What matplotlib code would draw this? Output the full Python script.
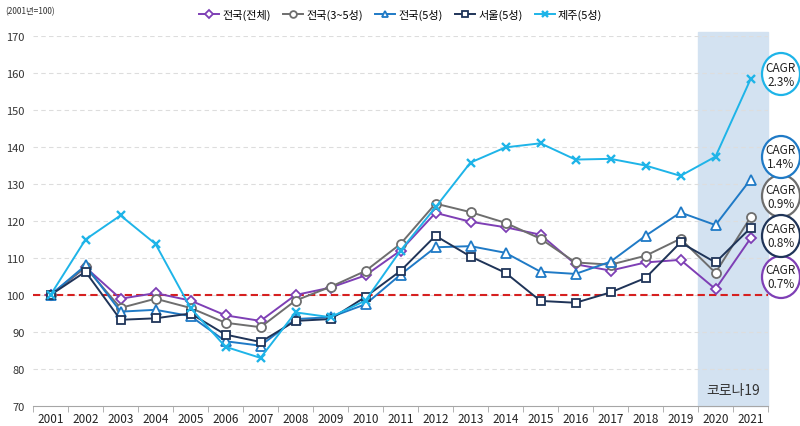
import matplotlib

matplotlib.use("Agg")
import matplotlib.pyplot as plt
from matplotlib.patches import Ellipse

plt.rcParams["font.family"] = ["Noto Sans CJK KR", "DejaVu Sans"]

years = [str(y) for y in range(2001, 2022)]

total = [100, 107.5, 99, 100.5, 98.5, 94.5, 93, 100, 102, 105.3, 112, 122.2, 119.8,
         118.3, 116.3, 108.3, 106.6, 108.8, 109.5, 101.6, 115.3]
star3_5 = [100, 107.5, 96.5, 99, 96.5, 92.5, 91.3, 98.5, 102.2, 106.5, 113.8, 124.7,
           122.4, 119.5, 115.2, 108.8, 108.2, 110.6, 115.2, 106, 121]
star5 = [100, 108, 95.5, 96, 94.3, 87.5, 86.3, 93.5, 94, 97.5, 105.5, 112.9, 113.2,
         111.4, 106.3, 105.7, 109, 116, 122.3, 118.9, 131.2]
seoul = [100, 106.3, 93.3, 93.7, 95, 89.3, 87.3, 93, 93.5, 99.5, 106.5, 116, 110.4,
         106, 98.4, 97.9, 100.7, 104.6, 114.2, 108.8, 118.1]
jeju = [100, 115, 121.5, 113.8, 96.5, 86, 83, 95.3, 94, 98.5, 112, 123.7, 135.8,
        139.9, 141, 136.6, 136.8, 135, 132.2, 137.4, 158.3]

series = [
    ("전국(전체)", total, "#7E3FB5", "D", 5),
    ("전국(3~5성)", star3_5, "#6E6E6E", "o", 6.5),
    ("전국(5성)", star5, "#1F7AC6", "^", 6.5),
    ("서울(5성)", seoul, "#1F3458", "s", 6),
    ("제주(5성)", jeju, "#1EB4E8", "x", 5.5),
]
cagr_labels = ["0.7%", "0.9%", "1.4%", "0.8%", "2.3%"]
cagr_y = [278, 197, 158, 237, 75]

fig = plt.figure(figsize=(8, 4.27), dpi=100)
ax = fig.add_axes([33 / 800, 20 / 427, 735 / 800, 370 / 427])
x = list(range(len(years)))

ax.axvspan(18.5, 20.5, ymin=0, ymax=1.01, color="#D3E2F1", zorder=0, clip_on=False)
ax.text(19.5, 72.5, "코로나19", ha="center", va="bottom", fontsize=10, color="#333333")

for v in range(80, 171, 10):
    ax.axhline(v, color="#DDDDDD", lw=0.8, ls=(0, (4, 3)), zorder=1)
ax.axhline(100, color="#D62020", lw=1.5, ls=(0, (3.5, 2)), zorder=2)

for name, vals, col, mk, ms in series:
    mew = 1.7 if mk == "x" else 1.3
    face = col if mk == "x" else "white"
    ax.plot(x, vals, color=col, lw=1.4, marker=mk, ms=ms, mfc=face, mec=col,
            mew=mew, label=name, zorder=3)

ax.set_xlim(-0.5, 20.5)
ax.set_ylim(70, 170)
ax.set_yticks(range(70, 171, 10))
ax.set_xticks(x)
ax.set_xticklabels(years)
ax.set_xticks([i - 0.5 for i in range(22)], minor=True)
ax.tick_params(axis="x", which="major", length=0, labelsize=8.5, pad=4, colors="#222222")
ax.tick_params(axis="x", which="minor", length=4, color="#A6A6A6")
ax.tick_params(axis="y", length=0, labelsize=8, colors="#333333", pad=6)
for s in ["top", "right", "left"]:
    ax.spines[s].set_visible(False)
ax.spines["bottom"].set_color("#A6A6A6")

ax.legend(loc="upper center", bbox_to_anchor=(0.5, 1.1), ncol=5, frameon=False,
          fontsize=8, handlelength=1.8, columnspacing=1.1, handletextpad=0.3,
          markerscale=0.75)

fig.text(5 / 800, 1 - 12 / 427, "(2001년=100)", fontsize=6, color="#333333", va="center")

for (name, vals, col, mk, ms), lab, yp in zip(series, cagr_labels, cagr_y):
    cx, cy = 781 / 800, 1 - yp / 427
    e = Ellipse((cx, cy), 38 / 800, 42 / 427, transform=fig.transFigure,
                facecolor="white", edgecolor=col, lw=1.6)
    fig.add_artist(e)
    fig.text(cx, cy, "CAGR\n" + lab, ha="center", va="center", fontsize=8.5,
             color="#222222", linespacing=1.1)

fig.savefig("out.png", dpi=100)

Task instructions
Starting at the first line of the material, output exactly the lines up to and including the one with "(3.5, 2)), zorder=2)". Do not include the pictures.

Final result
What matplotlib code would draw this? Output the full Python script.
import matplotlib

matplotlib.use("Agg")
import matplotlib.pyplot as plt
from matplotlib.patches import Ellipse

plt.rcParams["font.family"] = ["Noto Sans CJK KR", "DejaVu Sans"]

years = [str(y) for y in range(2001, 2022)]

total = [100, 107.5, 99, 100.5, 98.5, 94.5, 93, 100, 102, 105.3, 112, 122.2, 119.8,
         118.3, 116.3, 108.3, 106.6, 108.8, 109.5, 101.6, 115.3]
star3_5 = [100, 107.5, 96.5, 99, 96.5, 92.5, 91.3, 98.5, 102.2, 106.5, 113.8, 124.7,
           122.4, 119.5, 115.2, 108.8, 108.2, 110.6, 115.2, 106, 121]
star5 = [100, 108, 95.5, 96, 94.3, 87.5, 86.3, 93.5, 94, 97.5, 105.5, 112.9, 113.2,
         111.4, 106.3, 105.7, 109, 116, 122.3, 118.9, 131.2]
seoul = [100, 106.3, 93.3, 93.7, 95, 89.3, 87.3, 93, 93.5, 99.5, 106.5, 116, 110.4,
         106, 98.4, 97.9, 100.7, 104.6, 114.2, 108.8, 118.1]
jeju = [100, 115, 121.5, 113.8, 96.5, 86, 83, 95.3, 94, 98.5, 112, 123.7, 135.8,
        139.9, 141, 136.6, 136.8, 135, 132.2, 137.4, 158.3]

series = [
    ("전국(전체)", total, "#7E3FB5", "D", 5),
    ("전국(3~5성)", star3_5, "#6E6E6E", "o", 6.5),
    ("전국(5성)", star5, "#1F7AC6", "^", 6.5),
    ("서울(5성)", seoul, "#1F3458", "s", 6),
    ("제주(5성)", jeju, "#1EB4E8", "x", 5.5),
]
cagr_labels = ["0.7%", "0.9%", "1.4%", "0.8%", "2.3%"]
cagr_y = [278, 197, 158, 237, 75]

fig = plt.figure(figsize=(8, 4.27), dpi=100)
ax = fig.add_axes([33 / 800, 20 / 427, 735 / 800, 370 / 427])
x = list(range(len(years)))

ax.axvspan(18.5, 20.5, ymin=0, ymax=1.01, color="#D3E2F1", zorder=0, clip_on=False)
ax.text(19.5, 72.5, "코로나19", ha="center", va="bottom", fontsize=10, color="#333333")

for v in range(80, 171, 10):
    ax.axhline(v, color="#DDDDDD", lw=0.8, ls=(0, (4, 3)), zorder=1)
ax.axhline(100, color="#D62020", lw=1.5, ls=(0, (3.5, 2)), zorder=2)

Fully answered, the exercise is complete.